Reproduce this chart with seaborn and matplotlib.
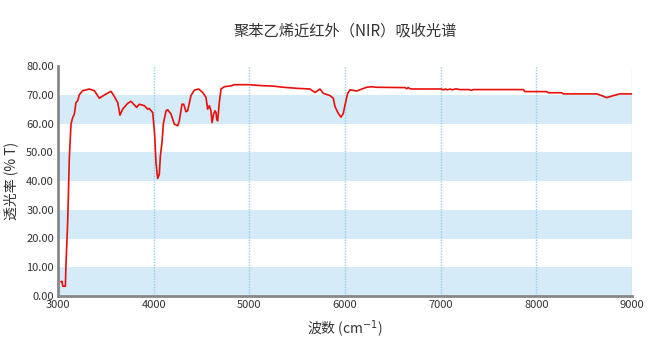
import numpy as np
import pandas as pd
import matplotlib
matplotlib.use("Agg")
import matplotlib.pyplot as plt
import seaborn as sns

title = "聚苯乙烯近红外（NIR）吸收光谱"
x_label = "波数 (cm$^{-1}$)"
y_label = "透光率 (% T)"

wavenumber = [3030, 3042, 3050, 3077, 3084, 3101, 3118, 3136, 3153, 3171, 3188, 3206, 3223,
              3258, 3328, 3380, 3432, 3484, 3554, 3589, 3624, 3648, 3676, 3728, 3763, 3822,
              3850, 3902, 3937, 3955, 3990, 4010, 4024, 4042, 4059, 4070, 4087, 4101, 4129,
              4146, 4181, 4216, 4251, 4268, 4296, 4314, 4338, 4355, 4390, 4425, 4470, 4512,
              4547, 4564, 4582, 4599, 4610, 4627, 4641, 4652, 4659, 4669, 4686, 4704, 4739,
              4808, 4843, 5000, 5111, 5251, 5355, 5512, 5634, 5686, 5739, 5773, 5843, 5878,
              5895, 5930, 5958, 5982, 6000, 6028, 6052, 6122, 6226, 6279, 6331, 6575, 6627,
              6645, 6660, 6680, 6710, 7010, 7030, 7050, 7070, 7100, 7120, 7150, 7170, 7200,
              7300, 7320, 7340, 7400, 7864, 7880, 8108, 8122, 8265, 8280, 8630, 8683, 8735,
              8805, 8874, 9000]
transmittance = [5.0, 5.1, 3.4, 3.4, 11.5, 25.5, 47.6, 59.8, 62.0, 63.3, 67.3, 67.9, 70.0,
                 71.4, 72.0, 71.4, 68.8, 69.9, 71.2, 69.4, 67.3, 62.9, 65.0, 67.0, 67.7, 65.6,
                 66.7, 66.2, 65.0, 65.2, 63.8, 56.3, 46.4, 40.9, 42.3, 48.7, 53.4, 59.8, 64.4,
                 64.8, 63.3, 59.8, 59.2, 60.9, 66.7, 66.7, 64.1, 64.4, 69.7, 71.6, 72.0, 70.8,
                 69.1, 65.0, 66.2, 64.4, 60.3, 63.3, 64.4, 63.8, 61.5, 60.9, 67.3, 72.0, 72.8,
                 73.1, 73.5, 73.5, 73.2, 73.0, 72.6, 72.2, 72.0, 70.8, 72.0, 70.5, 69.7, 68.8,
                 65.9, 63.5, 62.2, 63.5, 66.4, 70.5, 71.7, 71.3, 72.6, 72.8, 72.6, 72.5, 72.5,
                 72.1, 72.5, 72.1, 72.0, 72.0, 71.7, 72.0, 71.7, 72.0, 71.7, 72.0, 72.0, 71.8,
                 71.8, 71.5, 71.8, 71.8, 71.8, 71.1, 71.1, 70.7, 70.7, 70.3, 70.3, 69.7, 69.0,
                 69.7, 70.3, 70.3]

x_ticks = [3000, 4000, 5000, 6000, 7000, 8000, 9000]
y_ticks = [0, 10, 20, 30, 40, 50, 60, 70, 80]

df = pd.DataFrame({"wavenumber": wavenumber, "transmittance": transmittance})

sns.set_theme(style="white")
plt.rcParams["font.family"] = ["Noto Sans CJK SC", "DejaVu Sans"]
plt.rcParams["mathtext.fontset"] = "dejavusans"

fig = plt.figure(figsize=(6.63, 3.59), dpi=100)
ax = fig.add_axes([58 / 663, 1 - 296 / 359, (632 - 58) / 663, (296 - 66) / 359])

for lo in [0, 20, 40, 60]:
    ax.axhspan(lo, lo + 10, color="#d5ebf8", lw=0, zorder=0)
for xv in x_ticks[1:]:
    ax.axvline(xv, color="#8fd0f5", lw=1.0, ls=(0, (1, 1)), zorder=1)

sns.lineplot(data=df, x="wavenumber", y="transmittance", ax=ax, color="#e8100a",
             lw=1.2, zorder=3)

ax.set_xlim(3000, 9000)
ax.set_ylim(0, 80)
ax.set_xticks(x_ticks)
ax.set_yticks(y_ticks)
ax.set_yticklabels([f"{v:.2f}" for v in y_ticks])
ax.tick_params(axis="both", length=0, labelsize=8, colors="#333333", pad=3)

for s in ["top", "right"]:
    ax.spines[s].set_visible(False)
for s in ["left", "bottom"]:
    ax.spines[s].set_color("#888888")
    ax.spines[s].set_linewidth(2)

ax.set_xlabel(x_label, fontsize=10, color="#333333", labelpad=6)
ax.set_ylabel(y_label, fontsize=10, color="#333333", labelpad=6)
ax.set_title(title, fontsize=11, color="#333333", pad=22)

fig.savefig("out.png", dpi=100)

*WORK INSTRUCTIONS*. Without including any pictures, reproduce the listing exactly.

*EXPECTED ANSWER*.
Reproduce this chart with seaborn and matplotlib.
import numpy as np
import pandas as pd
import matplotlib
matplotlib.use("Agg")
import matplotlib.pyplot as plt
import seaborn as sns

title = "聚苯乙烯近红外（NIR）吸收光谱"
x_label = "波数 (cm$^{-1}$)"
y_label = "透光率 (% T)"

wavenumber = [3030, 3042, 3050, 3077, 3084, 3101, 3118, 3136, 3153, 3171, 3188, 3206, 3223,
              3258, 3328, 3380, 3432, 3484, 3554, 3589, 3624, 3648, 3676, 3728, 3763, 3822,
              3850, 3902, 3937, 3955, 3990, 4010, 4024, 4042, 4059, 4070, 4087, 4101, 4129,
              4146, 4181, 4216, 4251, 4268, 4296, 4314, 4338, 4355, 4390, 4425, 4470, 4512,
              4547, 4564, 4582, 4599, 4610, 4627, 4641, 4652, 4659, 4669, 4686, 4704, 4739,
              4808, 4843, 5000, 5111, 5251, 5355, 5512, 5634, 5686, 5739, 5773, 5843, 5878,
              5895, 5930, 5958, 5982, 6000, 6028, 6052, 6122, 6226, 6279, 6331, 6575, 6627,
              6645, 6660, 6680, 6710, 7010, 7030, 7050, 7070, 7100, 7120, 7150, 7170, 7200,
              7300, 7320, 7340, 7400, 7864, 7880, 8108, 8122, 8265, 8280, 8630, 8683, 8735,
              8805, 8874, 9000]
transmittance = [5.0, 5.1, 3.4, 3.4, 11.5, 25.5, 47.6, 59.8, 62.0, 63.3, 67.3, 67.9, 70.0,
                 71.4, 72.0, 71.4, 68.8, 69.9, 71.2, 69.4, 67.3, 62.9, 65.0, 67.0, 67.7, 65.6,
                 66.7, 66.2, 65.0, 65.2, 63.8, 56.3, 46.4, 40.9, 42.3, 48.7, 53.4, 59.8, 64.4,
                 64.8, 63.3, 59.8, 59.2, 60.9, 66.7, 66.7, 64.1, 64.4, 69.7, 71.6, 72.0, 70.8,
                 69.1, 65.0, 66.2, 64.4, 60.3, 63.3, 64.4, 63.8, 61.5, 60.9, 67.3, 72.0, 72.8,
                 73.1, 73.5, 73.5, 73.2, 73.0, 72.6, 72.2, 72.0, 70.8, 72.0, 70.5, 69.7, 68.8,
                 65.9, 63.5, 62.2, 63.5, 66.4, 70.5, 71.7, 71.3, 72.6, 72.8, 72.6, 72.5, 72.5,
                 72.1, 72.5, 72.1, 72.0, 72.0, 71.7, 72.0, 71.7, 72.0, 71.7, 72.0, 72.0, 71.8,
                 71.8, 71.5, 71.8, 71.8, 71.8, 71.1, 71.1, 70.7, 70.7, 70.3, 70.3, 69.7, 69.0,
                 69.7, 70.3, 70.3]

x_ticks = [3000, 4000, 5000, 6000, 7000, 8000, 9000]
y_ticks = [0, 10, 20, 30, 40, 50, 60, 70, 80]

df = pd.DataFrame({"wavenumber": wavenumber, "transmittance": transmittance})

sns.set_theme(style="white")
plt.rcParams["font.family"] = ["Noto Sans CJK SC", "DejaVu Sans"]
plt.rcParams["mathtext.fontset"] = "dejavusans"

fig = plt.figure(figsize=(6.63, 3.59), dpi=100)
ax = fig.add_axes([58 / 663, 1 - 296 / 359, (632 - 58) / 663, (296 - 66) / 359])

for lo in [0, 20, 40, 60]:
    ax.axhspan(lo, lo + 10, color="#d5ebf8", lw=0, zorder=0)
for xv in x_ticks[1:]:
    ax.axvline(xv, color="#8fd0f5", lw=1.0, ls=(0, (1, 1)), zorder=1)

sns.lineplot(data=df, x="wavenumber", y="transmittance", ax=ax, color="#e8100a",
             lw=1.2, zorder=3)

ax.set_xlim(3000, 9000)
ax.set_ylim(0, 80)
ax.set_xticks(x_ticks)
ax.set_yticks(y_ticks)
ax.set_yticklabels([f"{v:.2f}" for v in y_ticks])
ax.tick_params(axis="both", length=0, labelsize=8, colors="#333333", pad=3)

for s in ["top", "right"]:
    ax.spines[s].set_visible(False)
for s in ["left", "bottom"]:
    ax.spines[s].set_color("#888888")
    ax.spines[s].set_linewidth(2)

ax.set_xlabel(x_label, fontsize=10, color="#333333", labelpad=6)
ax.set_ylabel(y_label, fontsize=10, color="#333333", labelpad=6)
ax.set_title(title, fontsize=11, color="#333333", pad=22)

fig.savefig("out.png", dpi=100)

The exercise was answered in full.